* What this task involves *
Your task is to retype the lines between the line with "What Chart.js code" and the line with "3.16, 3.39, 3.65];", inclusive. Copy no pictures and no other lines.

::: Data for this task :::

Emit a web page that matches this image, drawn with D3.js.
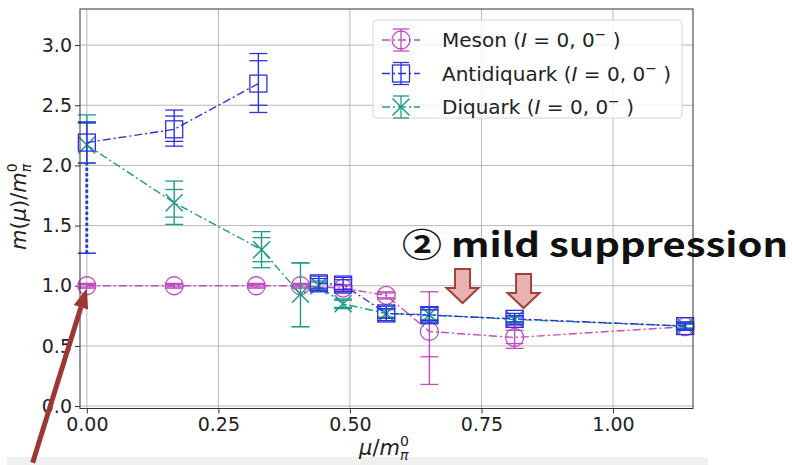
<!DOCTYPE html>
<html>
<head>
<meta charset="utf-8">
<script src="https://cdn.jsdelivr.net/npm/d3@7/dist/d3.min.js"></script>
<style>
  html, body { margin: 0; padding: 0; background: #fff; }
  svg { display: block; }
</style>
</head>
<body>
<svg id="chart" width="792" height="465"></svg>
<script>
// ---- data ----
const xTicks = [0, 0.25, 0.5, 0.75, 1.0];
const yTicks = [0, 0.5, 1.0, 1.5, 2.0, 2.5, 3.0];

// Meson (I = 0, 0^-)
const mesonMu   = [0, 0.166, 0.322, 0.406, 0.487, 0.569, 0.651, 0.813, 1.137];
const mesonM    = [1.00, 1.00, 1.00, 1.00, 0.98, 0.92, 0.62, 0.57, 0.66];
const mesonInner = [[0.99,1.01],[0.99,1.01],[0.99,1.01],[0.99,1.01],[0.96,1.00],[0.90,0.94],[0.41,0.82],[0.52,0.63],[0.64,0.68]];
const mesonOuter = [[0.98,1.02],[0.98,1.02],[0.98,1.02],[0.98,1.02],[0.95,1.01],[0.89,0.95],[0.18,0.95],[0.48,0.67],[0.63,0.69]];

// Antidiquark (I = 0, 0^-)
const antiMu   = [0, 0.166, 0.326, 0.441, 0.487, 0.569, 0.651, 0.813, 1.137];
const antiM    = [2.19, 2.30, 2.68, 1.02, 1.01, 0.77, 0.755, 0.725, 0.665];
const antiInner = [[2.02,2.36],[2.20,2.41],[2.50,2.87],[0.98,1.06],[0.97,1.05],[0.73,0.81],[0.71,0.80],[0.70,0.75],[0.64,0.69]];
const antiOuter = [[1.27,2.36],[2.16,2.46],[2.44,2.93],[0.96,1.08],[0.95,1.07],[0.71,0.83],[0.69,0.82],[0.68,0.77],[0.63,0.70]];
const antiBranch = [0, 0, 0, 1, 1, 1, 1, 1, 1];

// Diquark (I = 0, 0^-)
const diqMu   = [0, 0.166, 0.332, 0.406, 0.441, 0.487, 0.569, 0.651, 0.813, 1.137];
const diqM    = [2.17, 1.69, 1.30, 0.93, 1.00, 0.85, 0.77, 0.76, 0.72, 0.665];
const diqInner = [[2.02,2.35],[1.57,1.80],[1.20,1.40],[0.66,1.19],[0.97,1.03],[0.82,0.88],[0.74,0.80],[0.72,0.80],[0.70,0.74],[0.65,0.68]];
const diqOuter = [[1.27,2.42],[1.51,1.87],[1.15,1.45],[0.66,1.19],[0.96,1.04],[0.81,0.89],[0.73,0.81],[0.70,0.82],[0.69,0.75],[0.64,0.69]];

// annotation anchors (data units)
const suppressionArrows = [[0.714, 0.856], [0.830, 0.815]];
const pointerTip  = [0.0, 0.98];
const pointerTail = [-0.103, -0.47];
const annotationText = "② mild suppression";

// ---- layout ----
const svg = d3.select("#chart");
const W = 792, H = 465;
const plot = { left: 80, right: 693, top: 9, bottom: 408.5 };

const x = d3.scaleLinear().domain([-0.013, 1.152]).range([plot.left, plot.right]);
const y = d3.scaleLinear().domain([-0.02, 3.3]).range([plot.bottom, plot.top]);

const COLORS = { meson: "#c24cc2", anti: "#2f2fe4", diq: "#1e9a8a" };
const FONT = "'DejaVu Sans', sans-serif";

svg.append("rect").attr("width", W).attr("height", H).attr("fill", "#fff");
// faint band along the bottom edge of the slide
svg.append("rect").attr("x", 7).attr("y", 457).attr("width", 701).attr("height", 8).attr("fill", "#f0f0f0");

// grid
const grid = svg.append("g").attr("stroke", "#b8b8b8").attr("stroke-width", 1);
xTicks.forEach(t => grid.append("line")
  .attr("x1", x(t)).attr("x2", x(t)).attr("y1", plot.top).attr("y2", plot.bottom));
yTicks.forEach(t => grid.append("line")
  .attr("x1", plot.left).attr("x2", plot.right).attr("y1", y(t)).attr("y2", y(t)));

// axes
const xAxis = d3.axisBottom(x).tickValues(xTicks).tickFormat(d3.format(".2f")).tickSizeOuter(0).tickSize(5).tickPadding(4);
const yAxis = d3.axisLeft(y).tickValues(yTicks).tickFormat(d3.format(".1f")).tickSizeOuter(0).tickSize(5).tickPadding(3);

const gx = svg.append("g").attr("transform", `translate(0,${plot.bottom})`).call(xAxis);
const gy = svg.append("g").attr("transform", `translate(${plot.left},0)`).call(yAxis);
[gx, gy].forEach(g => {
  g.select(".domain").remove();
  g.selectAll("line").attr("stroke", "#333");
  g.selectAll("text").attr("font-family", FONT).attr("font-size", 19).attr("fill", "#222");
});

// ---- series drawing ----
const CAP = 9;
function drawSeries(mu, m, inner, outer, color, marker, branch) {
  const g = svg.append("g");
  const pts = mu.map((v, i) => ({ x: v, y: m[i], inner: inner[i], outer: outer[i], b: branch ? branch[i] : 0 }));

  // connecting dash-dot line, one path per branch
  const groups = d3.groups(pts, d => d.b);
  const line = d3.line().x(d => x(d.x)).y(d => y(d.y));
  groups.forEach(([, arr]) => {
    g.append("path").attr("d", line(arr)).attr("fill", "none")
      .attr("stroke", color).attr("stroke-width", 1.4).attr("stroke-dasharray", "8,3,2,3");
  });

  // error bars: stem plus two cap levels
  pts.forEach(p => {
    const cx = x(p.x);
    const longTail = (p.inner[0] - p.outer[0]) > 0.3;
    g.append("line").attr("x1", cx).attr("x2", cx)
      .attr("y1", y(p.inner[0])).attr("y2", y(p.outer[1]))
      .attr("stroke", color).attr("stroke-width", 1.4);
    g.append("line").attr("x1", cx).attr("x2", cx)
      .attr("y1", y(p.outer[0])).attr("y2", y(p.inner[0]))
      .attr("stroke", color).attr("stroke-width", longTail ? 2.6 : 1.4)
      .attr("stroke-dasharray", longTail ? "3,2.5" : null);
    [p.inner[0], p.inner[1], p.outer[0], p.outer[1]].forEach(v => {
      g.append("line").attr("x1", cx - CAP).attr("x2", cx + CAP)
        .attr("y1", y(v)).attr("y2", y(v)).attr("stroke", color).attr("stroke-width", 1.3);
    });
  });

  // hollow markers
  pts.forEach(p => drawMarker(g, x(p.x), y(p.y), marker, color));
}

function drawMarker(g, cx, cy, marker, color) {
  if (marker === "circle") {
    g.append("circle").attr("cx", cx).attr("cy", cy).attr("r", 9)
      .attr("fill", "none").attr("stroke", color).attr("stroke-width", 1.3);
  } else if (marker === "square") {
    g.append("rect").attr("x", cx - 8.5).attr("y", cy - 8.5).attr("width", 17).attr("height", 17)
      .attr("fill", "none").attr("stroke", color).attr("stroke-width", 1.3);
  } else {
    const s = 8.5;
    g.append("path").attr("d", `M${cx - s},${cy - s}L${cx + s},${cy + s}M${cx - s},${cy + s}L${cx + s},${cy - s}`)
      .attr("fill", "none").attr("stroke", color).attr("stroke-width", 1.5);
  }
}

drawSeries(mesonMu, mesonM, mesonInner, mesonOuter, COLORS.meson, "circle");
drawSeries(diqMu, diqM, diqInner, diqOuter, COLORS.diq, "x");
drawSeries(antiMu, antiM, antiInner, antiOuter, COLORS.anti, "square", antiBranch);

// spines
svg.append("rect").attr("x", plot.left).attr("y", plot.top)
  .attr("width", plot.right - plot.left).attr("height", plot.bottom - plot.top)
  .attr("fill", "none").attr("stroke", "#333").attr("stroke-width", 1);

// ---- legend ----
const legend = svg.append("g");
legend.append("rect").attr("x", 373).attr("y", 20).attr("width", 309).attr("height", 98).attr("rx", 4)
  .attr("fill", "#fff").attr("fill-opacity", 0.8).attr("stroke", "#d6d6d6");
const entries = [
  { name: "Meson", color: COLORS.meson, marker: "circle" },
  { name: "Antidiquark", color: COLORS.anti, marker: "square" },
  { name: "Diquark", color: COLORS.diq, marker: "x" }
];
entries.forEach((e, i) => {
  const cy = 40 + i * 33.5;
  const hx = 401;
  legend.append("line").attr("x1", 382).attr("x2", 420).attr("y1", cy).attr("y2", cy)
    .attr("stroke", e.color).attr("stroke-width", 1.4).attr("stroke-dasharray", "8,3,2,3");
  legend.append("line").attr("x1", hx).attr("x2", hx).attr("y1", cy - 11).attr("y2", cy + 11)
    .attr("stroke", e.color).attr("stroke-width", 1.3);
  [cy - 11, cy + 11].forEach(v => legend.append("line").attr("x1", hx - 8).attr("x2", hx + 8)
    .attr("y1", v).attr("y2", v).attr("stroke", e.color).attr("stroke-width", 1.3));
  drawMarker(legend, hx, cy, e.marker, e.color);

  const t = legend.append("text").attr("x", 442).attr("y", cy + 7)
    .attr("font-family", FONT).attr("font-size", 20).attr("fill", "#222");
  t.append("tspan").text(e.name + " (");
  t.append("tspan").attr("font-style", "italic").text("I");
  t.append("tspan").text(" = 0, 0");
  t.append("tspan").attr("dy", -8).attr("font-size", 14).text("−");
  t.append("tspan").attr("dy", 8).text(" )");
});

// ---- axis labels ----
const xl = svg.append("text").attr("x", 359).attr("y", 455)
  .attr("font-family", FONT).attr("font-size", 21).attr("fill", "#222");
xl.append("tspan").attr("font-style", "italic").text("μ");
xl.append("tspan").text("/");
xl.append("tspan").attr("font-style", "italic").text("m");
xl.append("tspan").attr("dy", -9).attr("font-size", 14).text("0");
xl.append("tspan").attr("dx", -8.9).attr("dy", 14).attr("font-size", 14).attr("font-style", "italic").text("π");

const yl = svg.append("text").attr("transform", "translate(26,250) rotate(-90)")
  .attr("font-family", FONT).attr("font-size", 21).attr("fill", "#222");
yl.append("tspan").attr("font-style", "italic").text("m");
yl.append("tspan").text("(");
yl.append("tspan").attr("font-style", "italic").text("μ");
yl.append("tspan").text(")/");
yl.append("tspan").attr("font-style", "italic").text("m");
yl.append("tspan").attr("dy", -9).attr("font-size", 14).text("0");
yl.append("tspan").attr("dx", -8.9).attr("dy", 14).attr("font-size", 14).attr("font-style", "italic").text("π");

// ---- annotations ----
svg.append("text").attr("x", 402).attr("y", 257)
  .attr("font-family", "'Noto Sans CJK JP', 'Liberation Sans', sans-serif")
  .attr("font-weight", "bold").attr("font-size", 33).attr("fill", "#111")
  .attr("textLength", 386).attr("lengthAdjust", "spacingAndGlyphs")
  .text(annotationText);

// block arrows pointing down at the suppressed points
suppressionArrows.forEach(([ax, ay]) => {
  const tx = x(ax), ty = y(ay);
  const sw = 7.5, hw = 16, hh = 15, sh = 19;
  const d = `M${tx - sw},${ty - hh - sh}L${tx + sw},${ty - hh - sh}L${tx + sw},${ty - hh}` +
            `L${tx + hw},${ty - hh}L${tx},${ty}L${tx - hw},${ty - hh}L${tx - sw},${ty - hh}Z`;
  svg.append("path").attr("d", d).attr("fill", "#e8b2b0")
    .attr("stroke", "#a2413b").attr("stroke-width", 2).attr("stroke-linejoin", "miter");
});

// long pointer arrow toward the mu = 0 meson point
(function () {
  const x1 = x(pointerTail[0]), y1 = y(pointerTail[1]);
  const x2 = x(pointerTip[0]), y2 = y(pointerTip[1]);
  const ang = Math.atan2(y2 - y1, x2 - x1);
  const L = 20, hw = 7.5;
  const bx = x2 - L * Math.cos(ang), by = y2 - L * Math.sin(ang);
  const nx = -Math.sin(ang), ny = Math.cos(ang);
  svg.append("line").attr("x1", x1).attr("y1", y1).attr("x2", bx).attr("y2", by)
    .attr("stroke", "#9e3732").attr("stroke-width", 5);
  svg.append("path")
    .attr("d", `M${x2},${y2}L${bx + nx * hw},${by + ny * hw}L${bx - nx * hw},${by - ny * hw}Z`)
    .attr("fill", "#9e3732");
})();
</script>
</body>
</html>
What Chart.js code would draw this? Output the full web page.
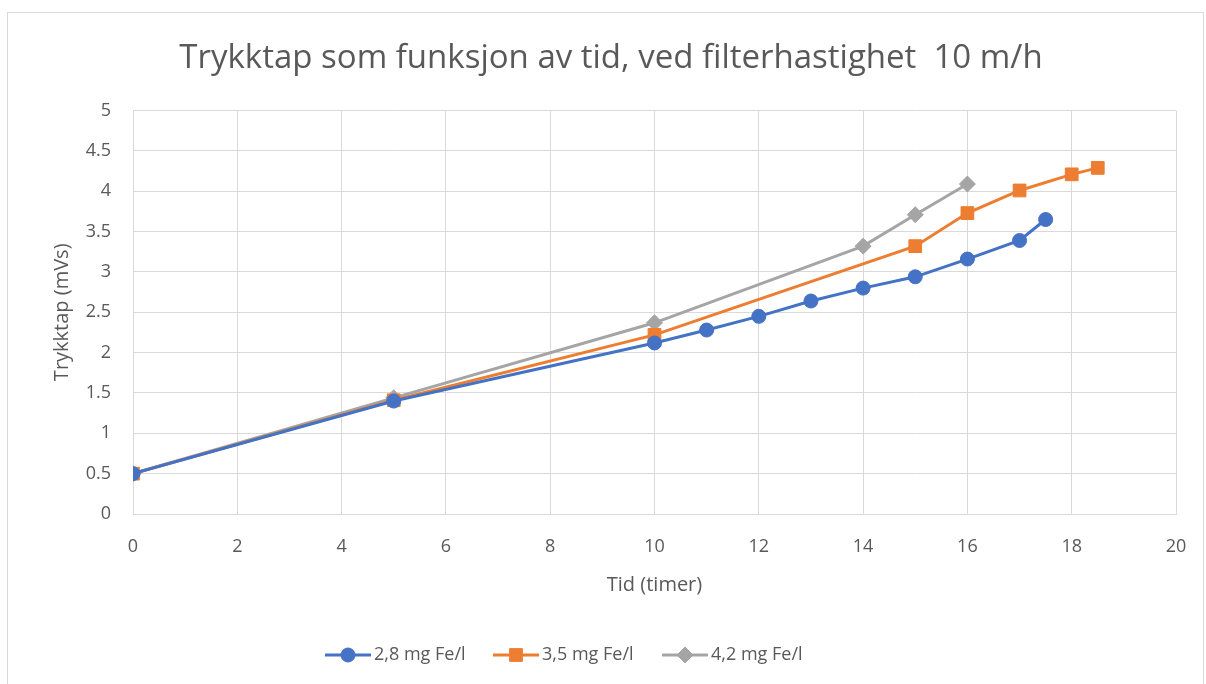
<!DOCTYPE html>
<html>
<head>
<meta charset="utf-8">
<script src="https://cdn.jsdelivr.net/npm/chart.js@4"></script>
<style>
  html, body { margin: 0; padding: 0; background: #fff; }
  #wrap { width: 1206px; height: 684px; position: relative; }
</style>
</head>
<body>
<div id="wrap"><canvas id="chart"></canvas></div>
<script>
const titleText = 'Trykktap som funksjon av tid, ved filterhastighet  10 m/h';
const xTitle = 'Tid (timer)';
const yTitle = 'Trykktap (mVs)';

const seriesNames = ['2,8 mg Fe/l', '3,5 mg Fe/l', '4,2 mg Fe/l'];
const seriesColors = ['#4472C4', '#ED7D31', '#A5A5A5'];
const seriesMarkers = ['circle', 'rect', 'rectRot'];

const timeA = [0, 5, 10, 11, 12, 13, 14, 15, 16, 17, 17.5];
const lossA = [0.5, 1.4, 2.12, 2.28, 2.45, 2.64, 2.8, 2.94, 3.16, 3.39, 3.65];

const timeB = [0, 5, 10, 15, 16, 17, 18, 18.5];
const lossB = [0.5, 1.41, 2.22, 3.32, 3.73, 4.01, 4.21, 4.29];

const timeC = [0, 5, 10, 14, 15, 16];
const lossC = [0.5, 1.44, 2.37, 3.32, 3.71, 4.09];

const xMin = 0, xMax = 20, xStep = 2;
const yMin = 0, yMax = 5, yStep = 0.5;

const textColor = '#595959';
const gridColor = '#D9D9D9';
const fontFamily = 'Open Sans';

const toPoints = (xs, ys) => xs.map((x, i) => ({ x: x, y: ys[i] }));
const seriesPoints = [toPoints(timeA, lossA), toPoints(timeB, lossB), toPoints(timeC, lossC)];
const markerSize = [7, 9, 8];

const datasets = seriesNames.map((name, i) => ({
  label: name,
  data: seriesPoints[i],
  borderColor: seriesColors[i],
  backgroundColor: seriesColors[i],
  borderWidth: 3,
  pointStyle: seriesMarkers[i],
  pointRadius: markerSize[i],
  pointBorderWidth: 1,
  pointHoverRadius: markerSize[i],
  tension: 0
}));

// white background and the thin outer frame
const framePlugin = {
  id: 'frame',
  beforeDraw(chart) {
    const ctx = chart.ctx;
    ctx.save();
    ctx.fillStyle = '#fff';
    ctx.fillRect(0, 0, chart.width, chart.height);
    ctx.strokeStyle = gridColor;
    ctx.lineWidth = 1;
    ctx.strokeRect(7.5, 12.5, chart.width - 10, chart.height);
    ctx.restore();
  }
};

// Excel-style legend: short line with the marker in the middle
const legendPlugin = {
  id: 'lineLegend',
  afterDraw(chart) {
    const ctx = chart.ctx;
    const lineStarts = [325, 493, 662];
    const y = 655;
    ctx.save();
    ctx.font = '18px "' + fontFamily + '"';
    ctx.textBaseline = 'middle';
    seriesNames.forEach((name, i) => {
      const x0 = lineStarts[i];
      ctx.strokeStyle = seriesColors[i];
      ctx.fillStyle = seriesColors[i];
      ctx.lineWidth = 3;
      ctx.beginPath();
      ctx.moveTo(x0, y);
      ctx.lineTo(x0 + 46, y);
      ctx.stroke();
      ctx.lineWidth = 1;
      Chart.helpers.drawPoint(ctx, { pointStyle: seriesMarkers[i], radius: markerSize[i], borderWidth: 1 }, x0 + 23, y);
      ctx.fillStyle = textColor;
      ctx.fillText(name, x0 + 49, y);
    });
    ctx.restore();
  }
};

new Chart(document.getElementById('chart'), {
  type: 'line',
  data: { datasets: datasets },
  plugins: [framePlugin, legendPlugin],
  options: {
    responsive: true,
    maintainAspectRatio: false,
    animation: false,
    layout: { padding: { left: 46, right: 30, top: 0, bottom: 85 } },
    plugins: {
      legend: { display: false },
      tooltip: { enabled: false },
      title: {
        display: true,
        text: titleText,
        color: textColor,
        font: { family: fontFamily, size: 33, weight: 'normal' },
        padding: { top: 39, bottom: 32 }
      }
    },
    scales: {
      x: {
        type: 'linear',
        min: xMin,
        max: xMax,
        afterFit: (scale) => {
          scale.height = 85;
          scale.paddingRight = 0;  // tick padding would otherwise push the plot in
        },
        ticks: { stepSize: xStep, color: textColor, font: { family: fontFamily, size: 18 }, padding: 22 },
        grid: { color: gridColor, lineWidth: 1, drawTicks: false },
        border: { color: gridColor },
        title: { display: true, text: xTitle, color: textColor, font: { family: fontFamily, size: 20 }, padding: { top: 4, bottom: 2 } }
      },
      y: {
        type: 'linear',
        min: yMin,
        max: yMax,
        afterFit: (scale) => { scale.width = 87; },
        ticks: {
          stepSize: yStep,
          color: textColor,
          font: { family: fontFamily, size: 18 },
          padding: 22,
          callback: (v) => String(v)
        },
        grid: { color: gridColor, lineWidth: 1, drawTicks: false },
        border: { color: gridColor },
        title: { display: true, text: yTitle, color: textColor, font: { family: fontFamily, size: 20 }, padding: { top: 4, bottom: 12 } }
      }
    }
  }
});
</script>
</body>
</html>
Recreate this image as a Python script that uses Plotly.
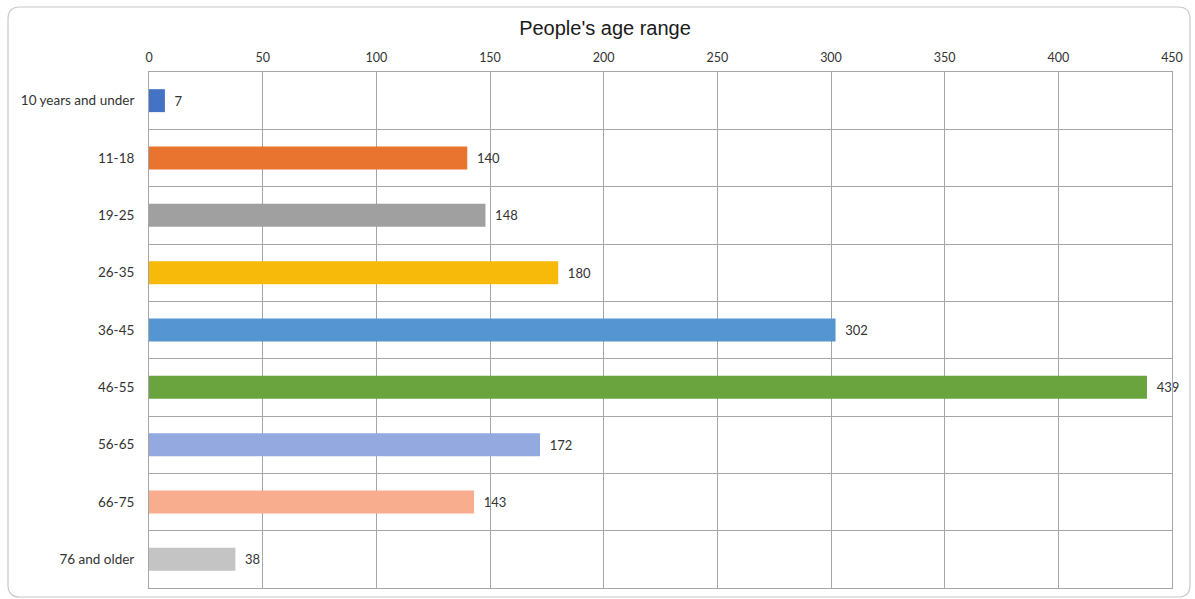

:::

* Answer *
What Chart.js code would draw this? Output the full web page.
<!DOCTYPE html>
<html>
<head>
<meta charset="utf-8">
<script src="https://cdn.jsdelivr.net/npm/chart.js@4"></script>
<style>
  html, body { margin: 0; padding: 0; background: #fff; }
  #wrap { width: 1206px; height: 684px; position: relative; }
</style>
</head>
<body>
<div id="wrap"><canvas id="chart"></canvas></div>
<script>
const titleText = 'Trykktap som funksjon av tid, ved filterhastighet  10 m/h';
const xTitle = 'Tid (timer)';
const yTitle = 'Trykktap (mVs)';

const seriesNames = ['2,8 mg Fe/l', '3,5 mg Fe/l', '4,2 mg Fe/l'];
const seriesColors = ['#4472C4', '#ED7D31', '#A5A5A5'];
const seriesMarkers = ['circle', 'rect', 'rectRot'];

const timeA = [0, 5, 10, 11, 12, 13, 14, 15, 16, 17, 17.5];
const lossA = [0.5, 1.4, 2.12, 2.28, 2.45, 2.64, 2.8, 2.94, 3.16, 3.39, 3.65];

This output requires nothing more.